The report measures each day a beach is closed as one closure. In the report, St. Albans Bay Park is shown as having the most closures, with more than 10 between 2012 and 2014, due to both coliform bacteria and algae blooms. Howe said that St. Albans Bay was closed May 26, 2012, to May 27, 2012, for coliform bacteria and August 16, 2014, to Sept. 2, 2014, for harmful algae blooms.
Across all areas of the lake, there were more than 30 occasions between 2012 and 2014 in which beaches were closed due to coliform bacteria. There were about 25 incidents of algae blooms causing beach closures between 2012 and 2014, according to the report.
Lake cleanup legislation
The report was released just before the recently enacted water quality bill went into effect.
This summer, the Environmental Protection Agency will determine whether the state’s plan to clean up the lake is adequate.

At the bill-signing last month, Gov. Peter Shumlin said the legislation will protect “what makes Vermont so special.” Shumlin has made cleaning up the state’s waters a priority and dedicated his inaugural address to the issue.
But James Ehlers, executive director of Lake Champlain International, said the bill won’t significantly improve water quality. He cites a document from the Government Accountability Office showing that the limits EPA uses for phosphorous levels, known as the Total Maximum Daily Load (the maximum amount of pollution a water body can handle each day), do not work.
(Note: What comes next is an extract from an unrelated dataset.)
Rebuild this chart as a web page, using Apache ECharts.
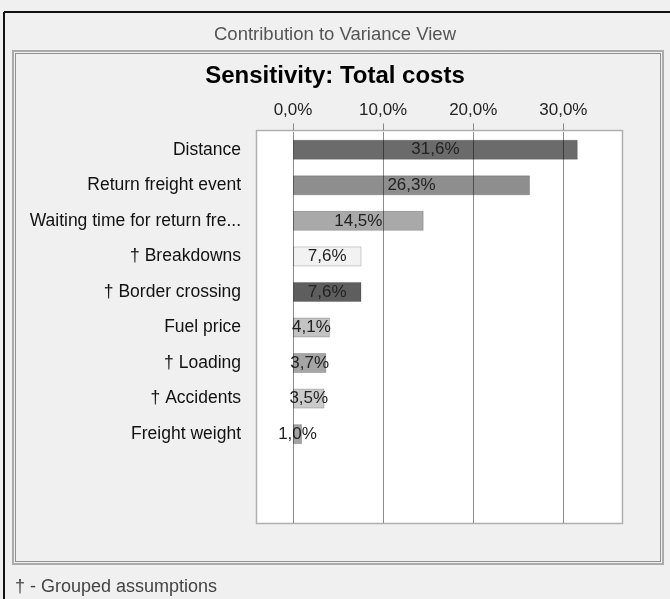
<!DOCTYPE html>
<html>
<head>
<meta charset="utf-8">
<script src="https://cdn.jsdelivr.net/npm/echarts@6/dist/echarts.min.js"></script>
<style>
html,body{margin:0;padding:0;background:#f0f0f0;}
#chart{width:670px;height:599px;}
</style>
</head>
<body>
<div id="chart"></div>
<script>
// Data
var categories = ["Distance", "Return freight event", "Waiting time for return fre...", "\u2020 Breakdowns", "\u2020 Border crossing", "Fuel price", "\u2020 Loading", "\u2020 Accidents", "Freight weight", "", ""];
var values = [31.6, 26.3, 14.5, 7.6, 7.6, 4.1, 3.7, 3.5, 1.0, null, null];
var barColors = ["#6b6b6b", "#8e8e8e", "#a9a9a9", "#f2f2f2", "#5e5e5e", "#c3c3c3", "#a5a5a5", "#cbcbcb", "#a3a3a3", "#ffffff", "#ffffff"];
var tickValues = [0, 10, 20, 30];
var headerText = "Contribution to Variance View";
var titleText = "Sensitivity: Total costs";
var footnoteText = "\u2020 - Grouped assumptions";

var FONT = "'Liberation Sans', Arial, sans-serif";
function pct(v){ return v.toFixed(1).replace('.', ',') + '%'; }

var chart = echarts.init(document.getElementById('chart'));
var seriesData = values.map(function(v, i){
  return { value: v, itemStyle: { color: barColors[i] } };
});

chart.setOption({
  backgroundColor: '#f0f0f0',
  animation: false,
  textStyle: { fontFamily: FONT },
  title: [
    { text: headerText, left: 'center', top: 20, textStyle: { fontFamily: FONT, fontSize: 18.5, fontWeight: 'normal', color: '#555555' } },
    { text: titleText, left: 'center', top: 59, textStyle: { fontFamily: FONT, fontSize: 24, fontWeight: 'bold', color: '#000000' } },
    { text: footnoteText, left: 10, top: 573, textStyle: { fontFamily: FONT, fontSize: 18, fontWeight: 'normal', color: '#444444' } }
  ],
  graphic: [
    { type: 'line', z: 0, shape: { x1: 4, y1: 12, x2: 670, y2: 12 }, style: { stroke: '#111', lineWidth: 2 } },
    { type: 'line', z: 0, shape: { x1: 4, y1: 12, x2: 4, y2: 599 }, style: { stroke: '#111', lineWidth: 2 } },
    { type: 'rect', z: 0, shape: { x: 13, y: 51, width: 650, height: 513 }, style: { fill: null, stroke: '#ababab', lineWidth: 2 } },
    { type: 'rect', z: 0, shape: { x: 15.5, y: 53.5, width: 645, height: 508 }, style: { fill: null, stroke: '#333', lineWidth: 1, lineDash: [1, 1] } },
    { type: 'rect', z: 0, shape: { x: 256.5, y: 130.5, width: 366, height: 393 }, style: { fill: '#ffffff', stroke: '#b0b0b0', lineWidth: 1.5 } }
  ],
  grid: { left: 293, right: 47.5, top: 132, bottom: 76, containLabel: false },
  xAxis: {
    type: 'value',
    position: 'top',
    offset: 1.5,
    min: 0,
    max: 36.56,
    interval: 10,
    z: 5,
    axisLine: { show: false },
    axisTick: { show: true, length: 7, lineStyle: { color: '#888' }, customValues: tickValues },
    axisLabel: { fontFamily: FONT, fontSize: 17, color: '#222', margin: 12, customValues: tickValues, formatter: function(v){ return pct(v); } },
    splitLine: { show: true, lineStyle: { color: 'rgba(0,0,0,0.45)', width: 1 } }
  },
  yAxis: {
    type: 'category',
    inverse: true,
    data: categories,
    axisLine: { show: false },
    axisTick: { show: false },
    axisLabel: { fontFamily: FONT, fontSize: 17.5, color: '#111', margin: 52 }
  },
  series: [{
    type: 'bar',
    data: seriesData,
    barWidth: 20,
    z: 2,
    itemStyle: { borderColor: 'rgba(0,0,0,0.18)', borderWidth: 1 },
    label: {
      show: true,
      position: 'inside',
      fontFamily: FONT,
      fontSize: 17,
      color: '#222',
      formatter: function(p){ return p.value == null ? '' : pct(p.value); }
    }
  }]
});
</script>
</body>
</html>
A report from the Government Accountability Office says that “TMDLs are likely to do little to attain water quality standards, particularly the designated uses of fishing, swimming, and drinking.”
Sen. Patrick Leahy, D-Vt., who sponsored the federal act that created the Lake Champlain Basin Program, said in a July 1 statement that years of effort have helped to blunt some of the trends that would have worsened otherwise. Vermonters must continue that progress, he said.
“With a large and dynamic ecosystem like Lake Champlain, there is no standing still,” Leahy said. “We’re either advancing or slipping behind.”
The Department of Environmental Conservation will be required to submit annual reports as part of the water quality bill on how lake cleanup is progressing. The first report is due January 2017.